Ignoring the disclosure etiquette here, then making an irrelevant rebuttal about relevance when the point was disclosure, then getting snarky with the person who tried to helpfully point it out?
I have no opinion on your products or your post, but some % of people steer away from companies for such things.
My views are my own and as such I do not disclose my employment or otherwise on here.
I did think twice about posting it, as I don't usually but it's relevant and i might be helpful so why not? If you don't like it, thanks for the downvote.
Wow. I learned some stuff about etiquette on HN today.
I'll support you, mnd999. I don't work for a graph dB company. We don't use graph dBs, but I'm considering it. Graph dbs are a legitimate source to feed data I to your RAG system. Our RAG system currently used hybrid search: lexical and semantic. We need to expand our sources, too. I would like to see us use LLMs to rephrase our content (we have a lot of code), and index on that. I think we should build a KG on content quality (we have millions of docs) and software out the things no one likes.
I also think a KG on "learning journeys" would be valuable, but really difficult.

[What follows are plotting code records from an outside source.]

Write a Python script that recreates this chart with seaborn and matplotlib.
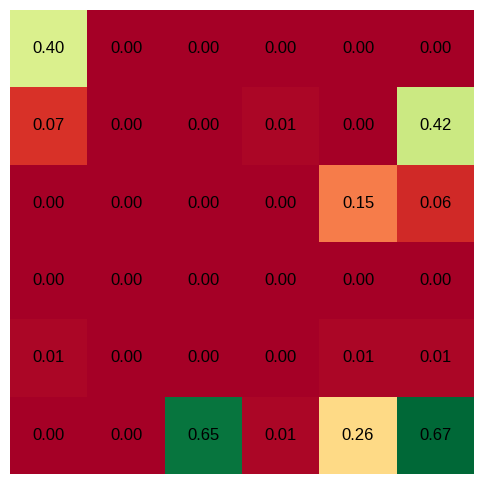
import numpy as np
import pandas as pd
import matplotlib
matplotlib.use("Agg")
import matplotlib.pyplot as plt
import seaborn as sns

# Heatmap values, one list per row (top to bottom)
row1 = [0.40, 0.00, 0.00, 0.00, 0.00, 0.00]
row2 = [0.07, 0.00, 0.00, 0.01, 0.00, 0.42]
row3 = [0.00, 0.00, 0.00, 0.00, 0.15, 0.06]
row4 = [0.00, 0.00, 0.00, 0.00, 0.00, 0.00]
row5 = [0.01, 0.00, 0.00, 0.00, 0.01, 0.01]
row6 = [0.00, 0.00, 0.65, 0.01, 0.26, 0.67]

data = pd.DataFrame([row1, row2, row3, row4, row5, row6])

plt.rcParams['font.family'] = ['Liberation Sans', 'DejaVu Sans']

fig = plt.figure(figsize=(4.84, 4.84), dpi=100)
ax = fig.add_axes([10 / 484, 10 / 484, 464 / 484, 464 / 484])

sns.heatmap(data, ax=ax, cmap='RdYlGn', vmin=0, vmax=data.values.max(),
            annot=True, fmt=".2f", cbar=False, square=True,
            annot_kws={"color": "black", "fontsize": 12},
            xticklabels=False, yticklabels=False)

ax.set_xlabel("")
ax.set_ylabel("")

fig.savefig("out.png", dpi=100)
plt.close(fig)
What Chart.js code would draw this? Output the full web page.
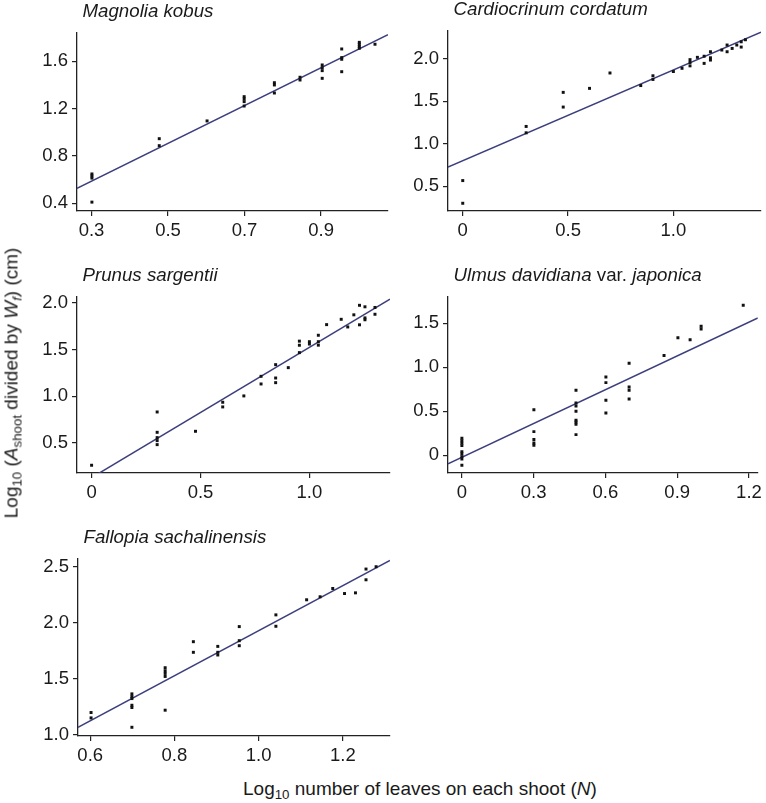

Some gotchas I experienced (but I might be using the wrong embedding/vector DB: spaCy/FAISS):
- Short user questions might result a low signal query vector, e. g. user : "Who is Keanu Reeves?" -> false positives on Wikipedia articles which only contain "Who is"
- Typos and formatting affects the vectorization, a small difference might lead to a miss, e.g. "Who is Keanu Reeves?" -> match, "Who is keanu Reeves?" -> no match, no match with any other capitalization.
If there's only a single document, a simple keyword search might lead to better results.
In my experience, false positives (retrieving an irrelevant text and generating completely wrong answer) are a bigger problem than negatives (not retrieving text, possibly can't answer question).
Has somebody experience with Apache Lucene / Solr or Elasticsearch?